If a Db2 computing center is totally lost, you can recover on another Db2 subsystem at a recovery site. To do this, you must regularly back up the data sets and the log for the recovery subsystem. As with all data recovery operations, the objectives of disaster recovery are to minimize the loss of data, workload processing (updates), and time.

You can provide shorter restart times after system failures by using the installation options LIMIT BACKOUT and BACKOUT DURATION. These options postpone the backout processing of long-running URs during Db2 restart.

For data sharing environments, you can use the LIGHT(YES) or LIGHT(NOINDOUBTS) parameter to quickly bring up a Db2 member to recover retained locks. This option is not recommended for refreshing a single subsystem and is intended only for a cross-system restart for a system that has inadequate capacity to sustain the Db2 IRLM pair. Restart light can be used for normal restart and recovery.

For data sharing, you need to consider whether you want the Db2 group to use light mode at the recovery site. A light start might be desirable if you have configured only minimal resources at the remote site. If this is the case, you might run a subset of the members permanently at the remote site. The other members are restarted and then directly shutdown.

It is important that the disaster recovery process does not convert any objects to or from 10 byte extended RBA or LRSN format during the recovery and rebuild process. If any objects are in still in the 6-byte format, contact IBM Support before you begin a disaster recovery for guidance on how to temporarily disable object conversion, and do not specify the RBALRSN_CONVERSION keyword in the control statements. After the disaster recovery is complete, you can re-enable object conversion based on the guidance provided by IBM Support.

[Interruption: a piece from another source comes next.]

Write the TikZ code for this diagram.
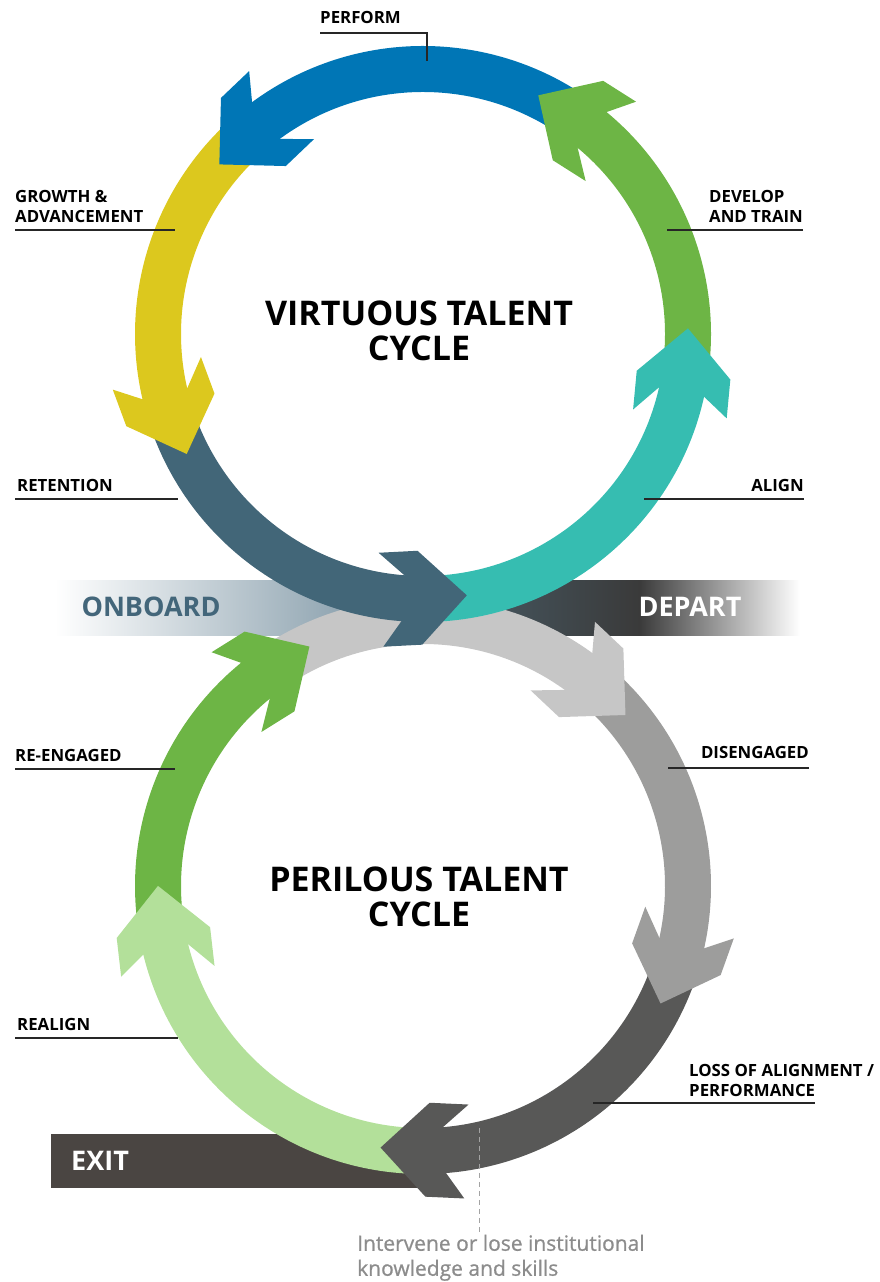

To perform a light start at the remote site:

  1. Start the members that run permanently with the LIGHT(NO) option. This is the default.
  2. Start other members in light mode. The members started in light mode use a smaller storage footprint. After their restart processing completes, they automatically shut down. If ARM is in use, ARM does not automatically restart the members in light mode again.
  3. Members started with LIGHT(NO) remain active and are available to run new work.

Several levels of preparation for disaster recovery exist:

  • Prepare the recovery site to recover to a fixed point in time.

    For example, you could copy everything weekly with a DFSMSdss volume dump (logical), manually send it to the recovery site, and then restore the data there.

  • For recovery through the last archive, copy and send the following objects to the recovery site as you produce them:
    • Image copies of all catalog, directory, and user page sets
    • Archive logs
    • Integrated catalog facility catalog EXPORT and list
    • BSDS lists

      With this approach you can determine how often you want to make copies of essential recovery elements and send them to the recovery site.

    After you establish your copy procedure and have it operating, you must prepare to recover your data at the recovery site.

  • Use the log capture exit routine to capture log data in real time and send it to the recovery site.